**Exercise task**
The exercise asks you to copy every line below in which "matplotlib" appears.

**Data section**
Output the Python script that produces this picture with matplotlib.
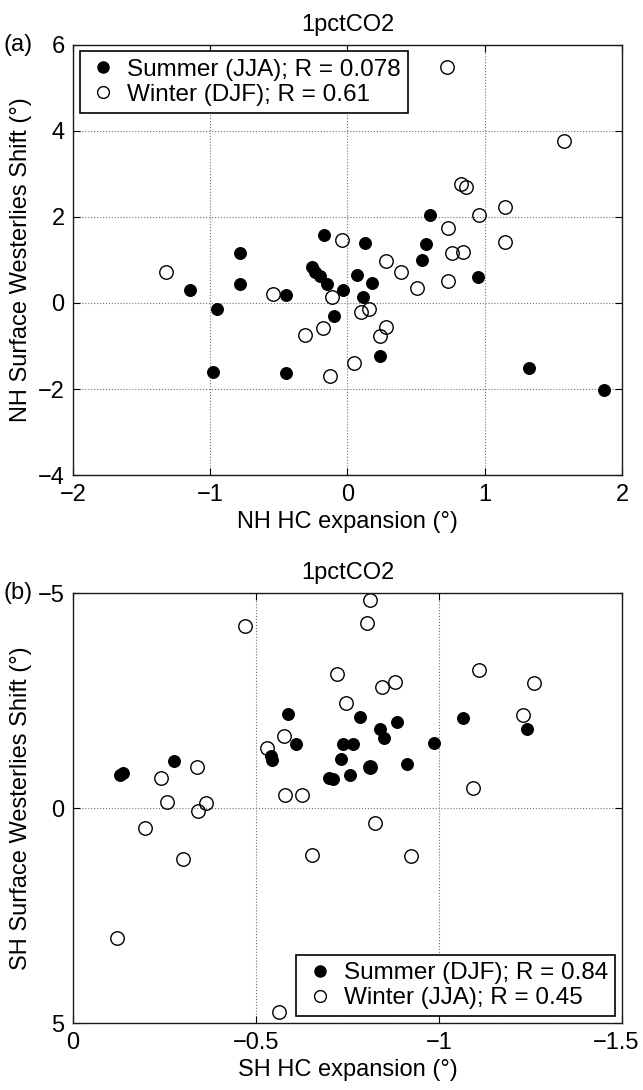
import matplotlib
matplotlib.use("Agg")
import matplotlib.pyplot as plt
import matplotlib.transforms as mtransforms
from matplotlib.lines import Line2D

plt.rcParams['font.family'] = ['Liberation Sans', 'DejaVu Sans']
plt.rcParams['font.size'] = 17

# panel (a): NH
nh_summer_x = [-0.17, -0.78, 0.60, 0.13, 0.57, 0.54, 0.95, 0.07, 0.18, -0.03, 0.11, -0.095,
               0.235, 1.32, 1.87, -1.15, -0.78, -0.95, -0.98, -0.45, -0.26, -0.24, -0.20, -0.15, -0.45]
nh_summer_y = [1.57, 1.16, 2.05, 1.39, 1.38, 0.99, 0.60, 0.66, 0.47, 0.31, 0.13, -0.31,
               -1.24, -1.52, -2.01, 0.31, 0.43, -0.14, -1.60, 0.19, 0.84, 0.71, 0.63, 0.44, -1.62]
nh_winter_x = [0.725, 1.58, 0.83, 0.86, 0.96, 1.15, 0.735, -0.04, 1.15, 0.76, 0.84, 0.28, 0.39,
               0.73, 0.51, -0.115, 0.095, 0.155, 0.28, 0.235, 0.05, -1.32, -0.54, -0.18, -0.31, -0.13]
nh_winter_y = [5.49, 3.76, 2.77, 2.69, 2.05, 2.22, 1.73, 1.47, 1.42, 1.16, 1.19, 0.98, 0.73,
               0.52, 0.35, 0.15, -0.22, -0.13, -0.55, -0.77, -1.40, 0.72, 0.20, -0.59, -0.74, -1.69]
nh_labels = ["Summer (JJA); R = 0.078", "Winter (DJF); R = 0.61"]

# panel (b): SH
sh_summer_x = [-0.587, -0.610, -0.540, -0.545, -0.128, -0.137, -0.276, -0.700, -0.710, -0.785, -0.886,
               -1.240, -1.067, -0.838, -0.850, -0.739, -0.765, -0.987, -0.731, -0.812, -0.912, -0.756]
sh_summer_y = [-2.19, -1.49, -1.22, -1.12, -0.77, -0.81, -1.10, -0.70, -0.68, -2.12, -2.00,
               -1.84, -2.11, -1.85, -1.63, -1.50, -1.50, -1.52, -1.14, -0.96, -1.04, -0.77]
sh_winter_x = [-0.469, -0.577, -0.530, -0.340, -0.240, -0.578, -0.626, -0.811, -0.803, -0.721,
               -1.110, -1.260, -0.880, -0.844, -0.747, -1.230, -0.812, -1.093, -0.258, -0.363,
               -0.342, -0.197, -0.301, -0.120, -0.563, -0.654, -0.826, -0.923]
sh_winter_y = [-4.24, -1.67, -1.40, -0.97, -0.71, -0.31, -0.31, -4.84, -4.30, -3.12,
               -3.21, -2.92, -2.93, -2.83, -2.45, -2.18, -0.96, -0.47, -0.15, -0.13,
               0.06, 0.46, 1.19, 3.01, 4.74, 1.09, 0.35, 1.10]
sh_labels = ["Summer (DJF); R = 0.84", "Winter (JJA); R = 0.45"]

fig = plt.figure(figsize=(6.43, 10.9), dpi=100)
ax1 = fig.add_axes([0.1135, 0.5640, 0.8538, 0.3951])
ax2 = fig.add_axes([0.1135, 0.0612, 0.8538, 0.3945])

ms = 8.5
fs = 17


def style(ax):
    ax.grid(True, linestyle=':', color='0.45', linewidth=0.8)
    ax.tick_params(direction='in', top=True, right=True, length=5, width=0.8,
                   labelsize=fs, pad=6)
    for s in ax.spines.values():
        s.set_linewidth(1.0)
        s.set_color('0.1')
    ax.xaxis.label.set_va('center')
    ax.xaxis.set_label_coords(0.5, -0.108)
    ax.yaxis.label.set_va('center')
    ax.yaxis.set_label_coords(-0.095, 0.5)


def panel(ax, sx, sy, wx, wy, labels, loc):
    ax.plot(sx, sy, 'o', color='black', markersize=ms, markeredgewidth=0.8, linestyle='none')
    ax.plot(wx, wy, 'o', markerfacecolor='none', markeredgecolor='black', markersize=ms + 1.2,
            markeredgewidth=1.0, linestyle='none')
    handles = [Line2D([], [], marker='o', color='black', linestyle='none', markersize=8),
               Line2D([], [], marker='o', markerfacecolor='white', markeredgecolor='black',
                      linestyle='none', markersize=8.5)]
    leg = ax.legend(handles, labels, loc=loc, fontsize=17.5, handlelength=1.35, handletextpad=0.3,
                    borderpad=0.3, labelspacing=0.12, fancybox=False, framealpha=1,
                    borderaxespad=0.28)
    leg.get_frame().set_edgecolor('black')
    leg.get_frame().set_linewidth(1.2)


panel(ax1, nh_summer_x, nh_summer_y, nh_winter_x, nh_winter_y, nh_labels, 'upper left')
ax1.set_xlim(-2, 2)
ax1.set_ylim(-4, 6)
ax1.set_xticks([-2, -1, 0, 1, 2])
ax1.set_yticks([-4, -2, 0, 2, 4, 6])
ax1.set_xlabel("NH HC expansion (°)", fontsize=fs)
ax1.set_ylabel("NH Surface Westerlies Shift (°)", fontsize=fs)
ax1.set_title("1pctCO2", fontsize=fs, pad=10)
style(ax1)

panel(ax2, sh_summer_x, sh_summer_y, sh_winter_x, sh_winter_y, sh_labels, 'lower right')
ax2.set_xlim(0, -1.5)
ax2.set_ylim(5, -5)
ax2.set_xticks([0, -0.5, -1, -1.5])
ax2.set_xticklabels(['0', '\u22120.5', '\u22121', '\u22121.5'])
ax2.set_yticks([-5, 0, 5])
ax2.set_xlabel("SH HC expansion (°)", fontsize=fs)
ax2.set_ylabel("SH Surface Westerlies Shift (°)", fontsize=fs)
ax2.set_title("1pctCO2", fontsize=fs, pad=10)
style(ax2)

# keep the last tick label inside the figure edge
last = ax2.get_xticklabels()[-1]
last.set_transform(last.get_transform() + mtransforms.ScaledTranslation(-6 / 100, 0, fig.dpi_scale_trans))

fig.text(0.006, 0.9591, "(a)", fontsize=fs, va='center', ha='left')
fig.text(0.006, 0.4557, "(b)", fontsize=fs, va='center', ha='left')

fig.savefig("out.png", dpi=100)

**The answer**
Output the Python script that produces this picture with matplotlib.
import matplotlib
matplotlib.use("Agg")
import matplotlib.pyplot as plt
import matplotlib.transforms as mtransforms
from matplotlib.lines import Line2D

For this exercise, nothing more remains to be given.